I'm reading about nonlinear programming and the Goldstein test. Here is the definition from my book:
A line search accuracy test that is frequently used is the Goldstein test. A value of $\alpha \geq0$ is considered not too small in the Goldstein test if
$$\phi(\alpha) > \phi(0) + (1-\epsilon)\phi'(0)\alpha,\;\;\;\;\;(1)$$
where $\phi(\alpha) = f(\textbf{x}+\alpha\textbf{d}),$ for some point $\textbf{x}\in E^n$ and feasible direction $\textbf{d}\in E^n$. In terms of the original notation, the Goldstein criterion for an acceptable value of $\alpha$, with corresponding $\textbf{x}_{k+1} = \textbf{x}_k+\alpha\textbf{d}_k$, is
$$\epsilon \leq \frac{f(\textbf{x}_{k+1})-f(\textbf{x}_k)}{\alpha\nabla f(\textbf{x}_k )\textbf{d}_k}\leq 1-\epsilon.\;\;\;\;\;(2)$$
My question is: Are $(1)$ and $(2)$ supposed to be the same expression, i.e. equivalent?
Because from $(1)$ I get:
$$\phi(\alpha) > \phi(0) + (1-\epsilon)\phi'(0)\alpha$$
$$<=> f(\textbf{x}_{k+1}) > f(\textbf{x}_k) + (1-\epsilon)\nabla f(\textbf{x}_k)\textbf{d}_k \alpha$$
$$<=> \frac{f(\textbf{x}_{k+1})-f(\textbf{x}_k)}{\nabla f(\textbf{x}_k)\textbf{d}_k \alpha} >1-\epsilon.\;\;\;\;\;(3)$$
So, did I make a mistake somewhere or is there a fault in the definition in my book? Please comment if my question is unclear =)

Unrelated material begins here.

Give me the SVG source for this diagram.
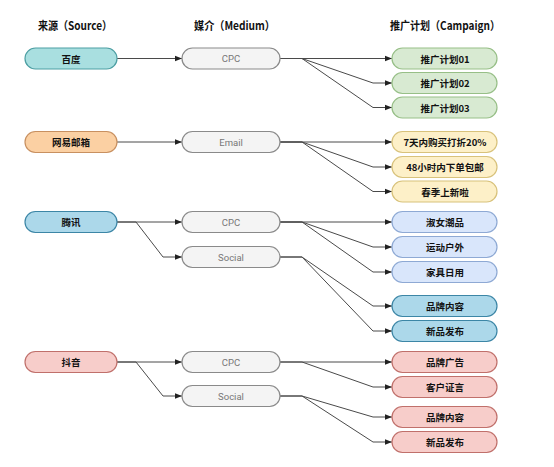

P.S. here you can find more details: book, page 232
Optimization algorithms try to find a minimum, and so they mostly look at descent directions.
Looking at a descent direction you would have $\phi'(0)<0$, so the sign of inequality changes when dividing by $\phi'(0)$.